Cuarenta años de El Juli, el matador más joven de la historia del toreo
Julián López tomó la alternativa en Nimes a la edad de 15 años con José María Manzanares de padrino y Ortega Cano de testigo
En la mejor época de José Tomás, cuando la fiebre por el de Galapagar incendiaba los tendidos del mundo, había aficionados anónimos, casi proscritos, que decían en tono quedo, profundo, que el mejor torero que había entonces era El Juli. Cuando algún oyente de la irreverencia superaba los límites de su silencio, lo que acostumbraba a darse era una sonrisa incrédula e inmediatamente sardónica ante el atrevimiento.
Era de entre los remotos tejados de las andanadas de Las Ventas, pobladas por algunos ancianos sabios taurinos, de donde salían esas leyendas (hubieran sido urbanas de no ser ciertas) que ningún tomasista quería oír. El caso es que el mismísimo y jovencísimo Juli veía en su futuro rival en la plaza el mejor de los espejos y la mayor de las admiraciones, lo cual en la pequeña aún, pero en todo caso ya grande sabiduría del prodigio era una verdad como un templo.
A hombros en Las Ventas con 15 años
Decían en aquellas lejanías ventistas (alguno puede decir que lo oyó) que ese niño que a los nueve años ingresó en la Escuela de Tauromaquia de Madrid lo sabía todo de los toros. A su primer becerro le cortó las dos orejas y el rabo con solo once años. Un año después se vistió de luces en Francia, a partir de lo cual participó en cientos de becerradas de experiencia. Como no le permitían torear en España por la edad, se fue a México. Allí en su Monumental indultó un novillo a los catorce años, un hito al que se sumaron dos más.
El eco de los triunfos americanos de la púber figura resonaba en España como antes resonaron en el Bernabéu los goles de Butragueño con el Castilla. Ya en España, apenas tres meses antes de su alternativa, cortó dos orejas en Sevilla y abarrotó en solitario Las Ventas por cuya Puerta Grande salió a hombros de niño antes de que sus habitantes se le volvieran hostiles por causas ataurómacas un lustro después y tuviera que esperar casi una década para salir de nuevo en volandas como el matador que se hizo un 18 de septiembre de 1998 en Nimes con José María Manzanares de padrino y Ortega Cano de testigo.
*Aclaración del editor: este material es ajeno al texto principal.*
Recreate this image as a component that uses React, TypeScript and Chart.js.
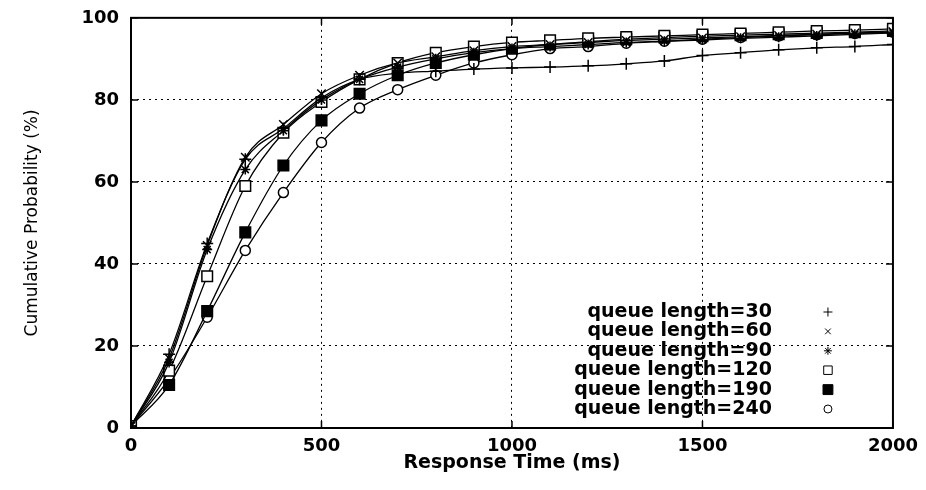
import React, { useEffect, useRef } from "react";
import { Chart, registerables } from "chart.js";
import { drawPoint } from "chart.js/helpers";

Chart.register(...registerables);

const responseTimes = [0, 100, 200, 300, 400, 500, 600, 700, 800, 900, 1000, 1100, 1200, 1300, 1400, 1500, 1600, 1700, 1800, 1900, 2000];

const q30 = [0.5, 18, 45, 65.5, 73, 80.5, 85, 86.5, 87, 87.5, 87.8, 88, 88.3, 88.8, 89.5, 90.8, 91.5, 92.2, 92.7, 93, 93.5];
const q60 = [0.5, 17, 44.5, 66, 74, 81.5, 86, 89, 90.5, 92, 93, 93.5, 94, 94.5, 94.8, 95.1, 95.4, 95.7, 96, 96.3, 96.6];
const q90 = [0.5, 16, 43.5, 63, 72.5, 80, 85, 88, 90, 91.5, 92.5, 93, 93.5, 94, 94.3, 94.6, 95, 95.3, 95.6, 96, 96.3];
const q120 = [0.5, 14, 37, 59, 72, 79.5, 85, 89, 91.5, 93, 94, 94.5, 95, 95.3, 95.6, 95.9, 96.2, 96.5, 96.8, 97, 97.3];
const q190 = [0.5, 10.5, 28.5, 47.7, 64, 75, 81.5, 86, 89, 91, 92.5, 93.5, 94.2, 94.8, 95.2, 95.5, 95.8, 96, 96.3, 96.5, 96.8];
const q240 = [0.5, 12, 27, 43.3, 57.4, 69.6, 78, 82.5, 86, 89, 91, 92.5, 93, 93.8, 94.3, 94.8, 95.2, 95.6, 95.9, 96.2, 96.5];

const seriesLabels = [
  "queue length=30",
  "queue length=60",
  "queue length=90",
  "queue length=120",
  "queue length=190",
  "queue length=240",
];
const seriesValues = [q30, q60, q90, q120, q190, q240];
const seriesStyles = ["cross", "crossRot", "star", "rect", "rect", "circle"];
const seriesFills = ["#000", "#000", "#000", "#fff", "#000", "#fff"];
const seriesRadius = [6, 6, 5, 7.5, 7.5, 5];
const legendRadius = [4.5, 4, 4, 6, 7, 4];

const xTitle = "Response Time (ms)";
const yTitle = "Cumulative Probability (%)";

const framePlugin = {
  id: "frame",
  afterDatasetsDraw(chart: any) {
    const { ctx, chartArea } = chart;
    const { left, right, top, bottom } = chartArea;
    ctx.save();
    ctx.strokeStyle = "#000";
    ctx.lineWidth = 2;
    ctx.strokeRect(left, top, right - left, bottom - top);
    ctx.lineWidth = 1.5;
    const xs = chart.scales.x;
    const ys = chart.scales.y;
    xs.ticks.forEach((t: any) => {
      const px = xs.getPixelForValue(t.value);
      ctx.beginPath();
      ctx.moveTo(px, bottom);
      ctx.lineTo(px, bottom - 7);
      ctx.moveTo(px, top);
      ctx.lineTo(px, top + 7);
      ctx.stroke();
    });
    ys.ticks.forEach((t: any) => {
      const py = ys.getPixelForValue(t.value);
      ctx.beginPath();
      ctx.moveTo(left, py);
      ctx.lineTo(left + 7, py);
      ctx.moveTo(right, py);
      ctx.lineTo(right - 7, py);
      ctx.stroke();
    });
    ctx.restore();
  },
};

const legendPlugin = {
  id: "customLegend",
  afterDatasetsDraw(chart: any) {
    const { ctx, chartArea } = chart;
    const n = chart.data.datasets.length;
    ctx.save();
    ctx.font = 'bold 19px "DejaVu Sans"';
    ctx.textAlign = "right";
    ctx.textBaseline = "middle";
    chart.data.datasets.forEach((ds: any, i: number) => {
      const y = chartArea.bottom - 19 - (n - 1 - i) * 19.4;
      ctx.fillStyle = "#000";
      ctx.fillText(ds.label, chartArea.right - 121, y);
      ctx.fillStyle = seriesFills[i];
      ctx.strokeStyle = "#000";
      drawPoint(
        ctx,
        { pointStyle: seriesStyles[i], radius: legendRadius[i], borderWidth: 1.5, rotation: 0 } as any,
        chartArea.right - 65,
        y
      );
    });
    ctx.restore();
  },
};

export default function App() {
  const canvasRef = useRef<HTMLCanvasElement | null>(null);

  useEffect(() => {
    if (!canvasRef.current) return;
    Chart.defaults.font.family = '"DejaVu Sans", sans-serif';
    Chart.defaults.color = "#000";
    const datasets = seriesLabels.map((label, i) => ({
      label,
      data: responseTimes.map((x, j) => ({ x, y: seriesValues[i][j] })),
      borderColor: "#000",
      borderWidth: 1.3,
      pointStyle: seriesStyles[i],
      pointRadius: seriesRadius[i],
      pointBorderWidth: 1.5,
      pointBorderColor: "#000",
      pointBackgroundColor: seriesFills[i],
      cubicInterpolationMode: "monotone",
      fill: false,
    }));
    const chart = new Chart(canvasRef.current, {
      type: "line",
      data: { datasets } as any,
      plugins: [framePlugin, legendPlugin],
      options: {
        animation: false,
        responsive: false,
        layout: { padding: { left: 0, right: 33, top: 5, bottom: 0 } },
        plugins: { legend: { display: false }, tooltip: { enabled: false } },
        scales: {
          x: {
            type: "linear",
            min: 0,
            max: 2000,
            afterFit: (s: any) => {
              s.height = 62;
            },
            ticks: {
              stepSize: 500,
              padding: 8,
              font: { size: 18, weight: "bold" },
              color: "#000",
              maxRotation: 0,
              callback: (v: any) => String(v),
            },
            grid: { color: "#000", lineWidth: 1, drawTicks: false, tickLength: 0 },
            border: { display: false, dash: [2, 4] },
            title: {
              display: true,
              text: xTitle,
              font: { size: 19, weight: "bold" },
              color: "#000",
              padding: { top: 0, bottom: 16 },
            },
          },
          y: {
            min: 0,
            max: 100,
            afterFit: (s: any) => {
              s.width = 131;
            },
            ticks: {
              stepSize: 20,
              padding: 12,
              font: { size: 18, weight: "bold", lineHeight: 0.65 },
              color: "#000",
              callback: (v: any) => String(v),
            },
            grid: { color: "#000", lineWidth: 1, drawTicks: false, tickLength: 0 },
            border: { display: false, dash: [2, 4] },
            title: {
              display: true,
              text: yTitle,
              font: { size: 17 },
              color: "#000",
              padding: { top: 22, bottom: 0 },
            },
          },
        },
      } as any,
    });
    return () => chart.destroy();
  }, []);

  return (
    <div style={{ position: "fixed", left: 0, top: 0, width: 926, height: 490, background: "#fff" }}>
      <canvas ref={canvasRef} width={926} height={490} />
    </div>
  );
}
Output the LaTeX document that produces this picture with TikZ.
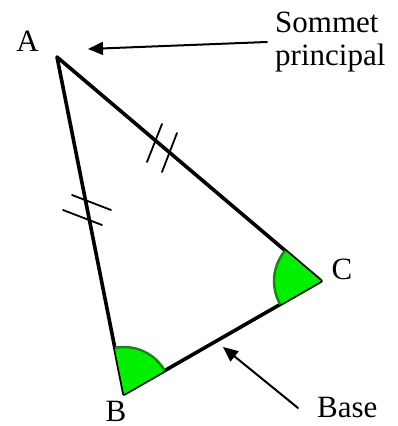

Hace ya muchos años que El Juli se detuvo para torear más despacio que casi nadie, luego de haber estado en la plaza durante todo su tiempo mejor, eso seguro, que nadie
El capote y los quites como preciosas señas de identidad. Las banderillas por las que se descordobesizó para profundizar en su sentimiento verdadero. La crisis de la joven estrella de rock que ha de refundarse y por lo que fue desprendiéndose de lo innecesario para encontrarse después de haber estado perdido. El globo en la tierra que volvió a subir con la hondura y la verdad metidas en el cuerpo y en el alma a pesar del griterío que en Madrid le cerró las puertas a pesar de sus proezas y Sevilla le abrió hasta siete veces, lo que nunca nadie consiguió. Hace ya muchos años que El Juli se detuvo para torear más despacio que casi nadie, luego de haber estado en la plaza durante todo su tiempo mejor, eso seguro, que nadie.
La madurez de cuarenta años, que no son nada a pesar de su cuarto de siglo de alternativa, en un hombre que no hace mucho tiempo confesó que torear era para él «una necesidad espiritual», la confesión del secreto que los viejos y sabios ventistas de las andanadas, incluso sus no menos sabios hijos, ya sabían antes que nadie en los albores del ídolo.